Nasuh Mahruki, “devlet politikası, ülkenin ekonomisini, sanayisini, üretimini ülkeye eşit bir biçimde yaymak olmalı. Türkiye’nin Anadolu’da sıfırdan yeni cazibe merkezleri kurması gerekiyor. Bunu yaparsa Türkiye kurtulur. Ama iktidar partisi ve ele geçirdiği belediyeler, rantın yüksek olduğu yerde hareket etmeyi tercih ediyor” ifadelerini kullandı. Mahruki, “99 depreminde büyük bedeller ödedik, 18 bin civarında insanımız öldü, on milyarlarca dolarımız gitti ve Türkiye altüst oldu” dedi. Nasuh Mahruki, bölgede olası en yüksek şiddetteki depreme dayanıklı binaların inşa edilmesi gerektiğinin altını çizdi. 99 depreminden sonraki dönemde kentsel dönüşüm adı altında, insanlarla uğraşıp evleri boşaltmak ve binaları yenilemek yerine, rantın yüksek olduğu yerlerde kentsel dönüşüm uyguladılar ve boş olan arazileri imara açıldığını belirten Mahruki, Anadolu’da yeni cazibe merkezleri kurmak yerine yapımı planlanan Kanal İstanbul fantazisinin yaratacağı iklimsel sorunlar olduğunu dile getirdi. Nasuh Mahruki, “Bir coğrafyada bu kadar radikal bir değişiklik yapılması, normal evrimsel sürece uyum sağlayarak yaşayan bütün türler bundan hasar görür, çünkü hiçbir tür bu kadar hızlı bir evrimsel sürece ayak uyduramaz. Korkunç bir yıkım yaşanır doğanın üzerinde ama kimin umurunda?” dedi.
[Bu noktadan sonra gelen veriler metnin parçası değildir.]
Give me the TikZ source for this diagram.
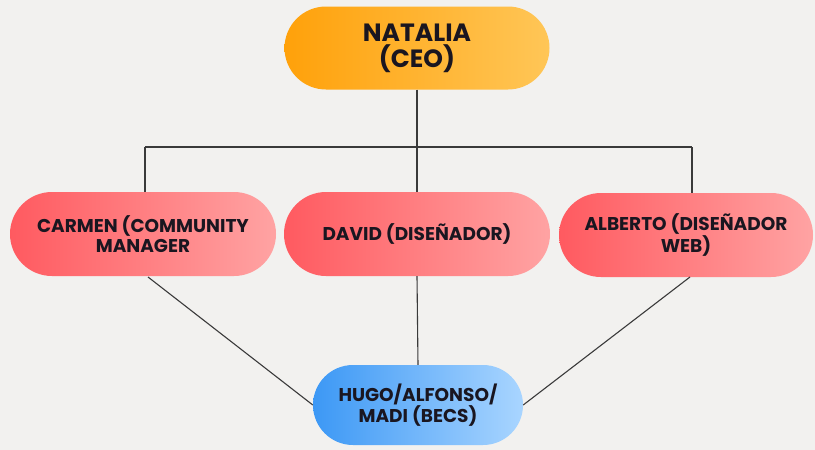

BENİ SURVİVOR’A ÇAĞIRMAZLAR!
Nasuh Mahruki, “ben zaten Survivor’un kralını yaptım, Camel Trophy’de Türk milli takımına seçildim ve 21 sene önce, 28 yaşındayken takım ruhunda dünya ikincisi oldum … Bütün bunların başlangıcı ve zamanının en popüler macera yarışı zaten Camel Trophy’ydi. Beni Survivor’a çağırmazlar! Çünkü, kabul etmeyeceğimi bilirler” dedi.